В свое время (и это время рассматривается Хайдеггером как исходное, изначальное, как эпоха Мастера) вещи стали господствующими объективациями, основными хранилищами человеческого в человеке, что означало прежде всего обретение нового измерения человеческого, отмену «кровавой мнемотехники», когда устои диктатуры символического записывались прямо на теле по живому[85], и перенос центра тяжести на сделанные вещи, на выносные матрицы сборки субъекта, что означало обретение нового измерения свободы. И оно, это измерение, было исчерпано тогда, когда устойчивый набор вещей, способов их производства и потребления замкнулся в стабильный социокод, разделенный на фрагменты человекоразмерности, далеко не совпадающие с полнотой сущностных сил человека[86]. Одно дело равенство и состязательность в пространстве полиса (но оно вмещало лишь немногих, лишь свободных граждан), другое – ограниченные интерьеры эпохи Мастера, где привилегированные люди размещались среди привилегированных вещей.

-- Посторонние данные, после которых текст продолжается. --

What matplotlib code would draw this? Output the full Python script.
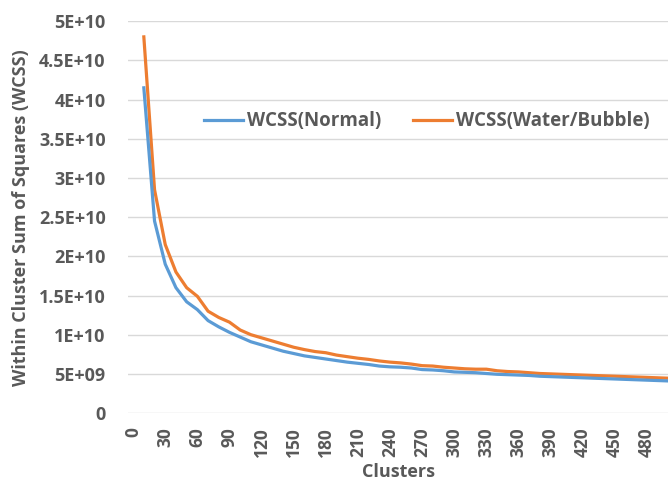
import numpy as np
import matplotlib.pyplot as plt

clusters = list(range(10, 501, 10))

wcss_normal = [41.5, 24.5, 19.0, 16.0, 14.2, 13.2, 11.8, 11.0, 10.3, 9.7,
               9.1, 8.7, 8.3, 7.9, 7.6, 7.3, 7.1, 6.9, 6.7, 6.5,
               6.35, 6.2, 6.0, 5.9, 5.85, 5.75, 5.55, 5.5, 5.4, 5.25,
               5.2, 5.15, 5.05, 4.95, 4.9, 4.85, 4.8, 4.7, 4.65, 4.6,
               4.55, 4.5, 4.45, 4.4, 4.35, 4.3, 4.25, 4.2, 4.15, 4.1]

wcss_water = [48.0, 28.5, 21.5, 18.0, 16.0, 14.9, 13.0, 12.2, 11.6, 10.6,
              10.0, 9.6, 9.2, 8.8, 8.4, 8.1, 7.85, 7.7, 7.4, 7.2,
              7.0, 6.85, 6.65, 6.5, 6.4, 6.25, 6.05, 6.0, 5.85, 5.75,
              5.65, 5.6, 5.6, 5.4, 5.3, 5.25, 5.15, 5.05, 5.0, 4.95,
              4.9, 4.85, 4.8, 4.75, 4.7, 4.65, 4.6, 4.55, 4.5, 4.45]

x_ticks = list(range(0, 481, 30))
y_ticks = [0, 5e9, 1e10, 1.5e10, 2e10, 2.5e10, 3e10, 3.5e10, 4e10, 4.5e10, 5e10]
y_labels = ['0', '5E+09', '1E+10', '1.5E+10', '2E+10', '2.5E+10',
            '3E+10', '3.5E+10', '4E+10', '4.5E+10', '5E+10']

plt.rcParams['font.family'] = ['Open Sans', 'DejaVu Sans']
plt.rcParams['font.weight'] = 'bold'
text_col = '#595959'

fig = plt.figure(figsize=(6.69, 4.82), dpi=100)
ax = fig.add_axes([0.191, 0.143, 0.808, 0.813])

ax.plot(clusters, np.array(wcss_normal) * 1e9, color='#5B9BD5', lw=2.3,
        label='WCSS(Normal)', zorder=3)
ax.plot(clusters, np.array(wcss_water) * 1e9, color='#ED7D31', lw=2.3,
        label='WCSS(Water/Bubble)', zorder=2)

ax.set_xlim(-5, 500)
ax.set_ylim(0, 5e10)
ax.set_xticks(x_ticks)
ax.set_xticklabels([str(t) for t in x_ticks], rotation=90, fontsize=12.5,
                   color=text_col, fontweight='bold')
ax.set_yticks(y_ticks)
ax.set_yticklabels(y_labels, fontsize=13, color=text_col, fontweight='bold')
ax.tick_params(axis='y', length=0, pad=16)
ax.tick_params(axis='x', length=0, pad=10)
ax.grid(axis='y', color='#D9D9D9', lw=1)
ax.set_axisbelow(True)
for s in ax.spines.values():
    s.set_visible(False)

ax.set_xlabel('Clusters', fontsize=13, color=text_col, fontweight='bold')
ax.xaxis.set_label_coords(0.5, -0.128)
ax.set_ylabel('Within Cluster Sum of Squares (WCSS)', fontsize=13,
              color=text_col, fontweight='bold')
ax.yaxis.set_label_coords(-0.18, 0.5)

leg = ax.legend(loc='center', bbox_to_anchor=(0.553, 0.745), ncol=2,
                frameon=False, fontsize=13.5, handlelength=2.1,
                columnspacing=1.7, handletextpad=0.2)
for t in leg.get_texts():
    t.set_color(text_col)

fig.savefig('out.png', dpi=100)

Интерьер определял достоинство и статус человека как минимум с той же настоятельностью, с какой придворные играют короля. Пролетариат – это множество людей, принудительно объединенных капиталом в социальное тело, в класс. В ходе сборки тела все частные интерьеры разрушаются: поденщики, подрядчики, подмастерья, втягиваясь в воронку, захватывают с собой и мастеров, множество тех, кому интерьеры вещей предоставляли достаточно осмысленную жизнь. Все втягивающиеся в воронку рождающегося пролетариата много чего потеряли по отдельности: кто уверенность, кто гарантии, кто надежду, но новая надежда, что приобрести они могут весь мир, была высказана в «Манифесте». С важным уточнением: приобрести чаемое они могут лишь все вместе.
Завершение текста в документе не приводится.